In life-critical situations, such as those where a patient’s trachea is compromised and they are struggling to breathe, a severe drop of oxygen in the blood can result in permanent brain injuries, increase the risk of cardiac arrest, and obviously result in death. The micro-particle substance that the research team has developed is said to carry “three to four time the oxygen content of our own red blood cells” and could help restore enough oxygen in the bloodstream to keep patients alive for a further 15 to 30 minutes. Such a length of time could prove invaluable, granting medical teams and emergency personnel even more crucial time to save the patient.
Though similar such substances have failed in the past, causing gas embolism (the presence of gas bubbles in the bloodstream, obstructing circulation), the Boston Children’s Hospital’ invention uses ‘deformable particles’ rather than bubbles to combat the problem. John Kheir, MD at the Department of Cardiology at the hospital describes; “We have engineered around [the] problem by packaging the gas into small, deformable particles. They dramatically increase the surface area for gas exchange and are able to squeeze through capillaries where free gas would [otherwise] get stuck.”

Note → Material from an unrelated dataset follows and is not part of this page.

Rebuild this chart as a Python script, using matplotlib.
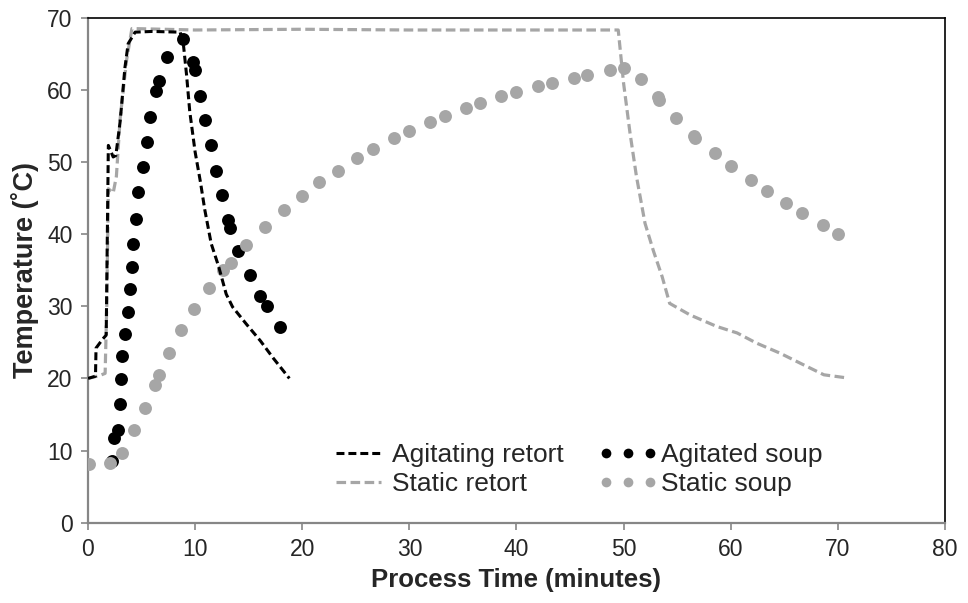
import matplotlib
matplotlib.use('Agg')
import matplotlib.pyplot as plt
from matplotlib.lines import Line2D

plt.rcParams['font.family'] = ['Liberation Sans', 'DejaVu Sans']

# retort temperature, agitating run
agit_retort_t = [0.0, 0.7, 0.75, 1.4, 1.7, 1.9, 2.35, 2.6, 3.0, 3.45, 3.75, 4.4, 6.0,
                 8.6, 8.9, 9.2, 9.5, 10.0, 10.5, 10.9, 11.5, 12.2, 12.9, 13.5, 14.8,
                 16.1, 17.3, 18.8]
agit_retort_T = [20.0, 20.3, 24.2, 25.5, 26.0, 52.3, 50.7, 50.9, 55.6, 63.1, 66.4, 68.0, 68.1,
                 68.0, 66.4, 62.1, 57.0, 51.4, 47.2, 43.4, 38.7, 35.5, 31.7, 29.9, 27.5,
                 25.2, 22.8, 20.0]

# retort temperature, static run
stat_retort_t = [0.0, 1.1, 1.6, 1.75, 1.9, 2.35, 2.65, 3.0, 3.6, 4.1, 10.0, 20.0, 30.0,
                 40.0, 49.5, 50.0, 50.6, 51.2, 52.0, 52.8, 53.6, 54.3, 56.2, 58.7, 60.6,
                 62.4, 64.6, 66.5, 68.7, 70.7]
stat_retort_T = [20.0, 20.4, 20.7, 30.0, 46.3, 45.7, 48.0, 56.0, 64.1, 68.5, 68.3, 68.4, 68.3,
                 68.3, 68.3, 60.9, 54.0, 48.0, 41.5, 37.6, 34.1, 30.4, 28.8, 27.2, 26.3,
                 24.9, 23.5, 22.1, 20.5, 20.1]

# soup core temperature, agitated
agit_soup_t = [2.2, 2.4, 2.8, 3.0, 3.1, 3.2, 3.45, 3.7, 3.9, 4.1, 4.2, 4.5, 4.7, 5.1,
               5.5, 5.8, 6.35, 6.6, 7.4, 8.9, 9.8, 10.0, 10.5, 10.9, 11.5, 11.95,
               12.5, 13.1, 13.3, 14.0, 15.1, 16.1, 16.7, 17.9]
agit_soup_T = [8.5, 11.8, 12.8, 16.5, 19.9, 23.1, 26.1, 29.2, 32.4, 35.5, 38.7, 42.1, 45.8, 49.3,
               52.8, 56.3, 59.8, 61.2, 64.5, 67.0, 63.8, 62.8, 59.2, 55.8, 52.3, 48.8,
               45.4, 42.0, 40.9, 37.6, 34.3, 31.4, 30.1, 27.1]

# soup core temperature, static
stat_soup_t = [0.1, 2.05, 3.2, 4.3, 5.3, 6.25, 6.6, 7.6, 8.7, 9.9, 11.3, 12.6, 13.35, 14.75,
               16.5, 18.3, 20.0, 21.6, 23.3, 25.1, 26.6, 28.6, 30.0, 31.9, 33.3, 35.3,
               36.6, 38.6, 40.0, 42.0, 43.3, 45.4, 46.6, 48.7, 50.0, 51.6, 53.2, 53.3,
               54.9, 56.6, 56.7, 58.5, 60.0, 61.9, 63.4, 65.2, 66.7, 68.6, 70.0]
stat_soup_T = [8.2, 8.3, 9.7, 12.8, 15.9, 19.1, 20.5, 23.5, 26.7, 29.6, 32.6, 35.0, 36.0, 38.5,
               41.0, 43.3, 45.3, 47.2, 48.8, 50.5, 51.8, 53.3, 54.3, 55.5, 56.4, 57.5,
               58.2, 59.1, 59.7, 60.5, 61.0, 61.6, 62.1, 62.8, 63.1, 61.5, 59.0, 58.6,
               56.1, 53.6, 53.3, 51.2, 49.4, 47.5, 46.0, 44.3, 42.9, 41.2, 40.0]

black = '#000000'
grey = '#A6A6A6'
axis_grey = '#868686'
text_col = '#262626'

fig = plt.figure(figsize=(9.68, 6.03), dpi=100)
ax = fig.add_axes([0.0909, 0.1332, 0.8853, 0.8374])

ax.plot(agit_soup_t, agit_soup_T, 'o', color=black, ms=9.3, mew=0, zorder=2)
ax.plot(stat_soup_t, stat_soup_T, 'o', color=grey, ms=9.3, mew=0, zorder=3)
ax.plot(stat_retort_t, stat_retort_T, color=grey, lw=2.3, ls=(0, (3.0, 1.4)), zorder=4)
ax.plot(agit_retort_t, agit_retort_T, color=black, lw=2.2, ls=(0, (2.6, 1.3)), zorder=5)

ax.set_xlim(0, 80)
ax.set_ylim(0, 70)
ax.set_xticks(range(0, 81, 10))
ax.set_yticks(range(0, 71, 10))
ax.tick_params(direction='out', length=5, width=1.2, color=axis_grey,
               labelsize=16.5, labelcolor=text_col, pad=6)

for side in ['left', 'bottom']:
    ax.spines[side].set_color(axis_grey)
    ax.spines[side].set_linewidth(1.6)
for side in ['top', 'right']:
    ax.spines[side].set_color(black)
    ax.spines[side].set_linewidth(1.2)

ax.set_xlabel('Process Time (minutes)', fontsize=18.5, fontweight='bold', color=text_col, labelpad=5)
ax.set_ylabel('Temperature (˚C)', fontsize=19.5, fontweight='bold', color=text_col, labelpad=6)

handles = [
    Line2D([], [], color=black, lw=2.2, ls=(0, (2.6, 1.3))),
    Line2D([], [], color=grey, lw=2.3, ls=(0, (3.0, 1.4))),
    Line2D([], [], ls='none', marker='o', color=black, ms=7, mew=0),
    Line2D([], [], ls='none', marker='o', color=grey, ms=7, mew=0),
]
labels = ['Agitating retort', 'Static retort', 'Agitated soup', 'Static soup']
leg = ax.legend(handles, labels, ncol=2, numpoints=3, frameon=False, fontsize=19,
                loc='lower left', bbox_to_anchor=(0.268, 0.032), handlelength=2.3,
                handletextpad=0.1, columnspacing=1.3, labelspacing=0.18, borderaxespad=0)
for t in leg.get_texts():
    t.set_color(text_col)

fig.savefig('out.png', dpi=100)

The micro-particles, consisting of a single layer of lipids (fatty molecules) that surround a tiny pocket of oxygen gas, are delivered in a liquid solution. The team has so far experimented only on animals, though with hugely positive results, reporting that the substance was successful in restoring blood-oxygen saturation to near-normal levels for animals with low blood oxygen levels. Another experiment which saw Kheir and his team fill test tubes with their own blood and mix these with the micro-particles. Before their very eyes, the blue-ish de-oxygenated blood turn red.
"This is a short-term oxygen substitute -- a way to safely inject oxygen gas to support patients during a critical few minutes," Kheir says. "Eventually, this could be stored in syringes on every code cart in a hospital, ambulance or transport helicopter to help stabilize patients who are having difficulty breathing."